Em outro momento preparamos a confraternização com os funcionários atuais e convidamos todos os funcionários que por ali passaram e amigos da escola para receber uma homenagem e uma placa de reconhecimento. 

Parecia que estávamos revivendo o que vivenciamos ao longo de todos esses anos no movimento do tempo. Um dos momentos mais emocionantes foi quando o senhor que faz cópias das chaves recebeu a placa de reconhecimento, nós o conhecíamos por apedido, mas ele foi chamado pelo nome completo, todos queriam saber quem seria aquela pessoa e levanta-se das últimas cadeiras um senhor todo arrumado, que humildemente se aproxima sem saber o que realmente aconteceria. 

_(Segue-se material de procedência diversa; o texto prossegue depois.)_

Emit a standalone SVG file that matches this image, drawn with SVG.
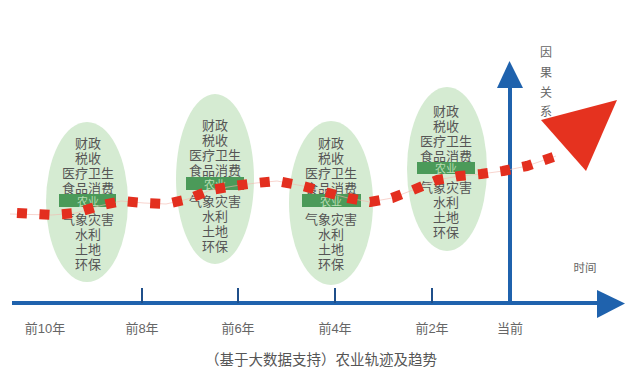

Entreguei a placa e falei do respeito e reconhecimento que tínhamos por ele, pelo serviço que ele prestava com tanto carinho e eficiência, que ele também fazia parte do sistema. O auditório aplaudiu, muitos choraram, fiquei impressionada por ver a grandeza e a força daquele homem.

Ao encerrar as homenagens agradeci a meus pais por terem me dado a vida pois graças a eles eu estava ali naquele momento e agradeci aos pais de todos na grandeza de cada um, pois eles lhes deram a vida e graças a eles tive a oportunidade em conhecer cada pessoa ali e em seguida fiz uma grande reverência a todos. Eles levantaram e aplaudiram por algum tempo.

Tudo que recebi e vivi durante esses anos serão lembrados com amor e respeito atuando como uma grande força na minha caminhada.
Quando os professores retornaram do recesso em agosto, o mural estava pronto com uma linda frase da história “O círculo” escrito por Bert Hellinger (2004 p.166). “... o que conta quando o nosso tempo se encerra? O que conta é o antes e o depois, como uma só coisa”.





Hellen Vieira da Fonseca Teles
Referencia Bibliográfica:
Hellinger, Bert. No Centro Sentimos Leveza - Conferências e Histórias. Tradução: Newton de Araújo Queiroz. São Paulo: editora Pensamento-Cultrix LTDA, p.136 e 137, 2004.
Franke-Gricksch, Marianne. Você é Um de Nós – Percepções e soluções sistêmicas para professores, pais e alunos. Tradução de Décio Fábio de Oliveira Júnior e Tsuyuko Jinno-Spelter. Patos de Minas: editora Atman, p.158, 2005.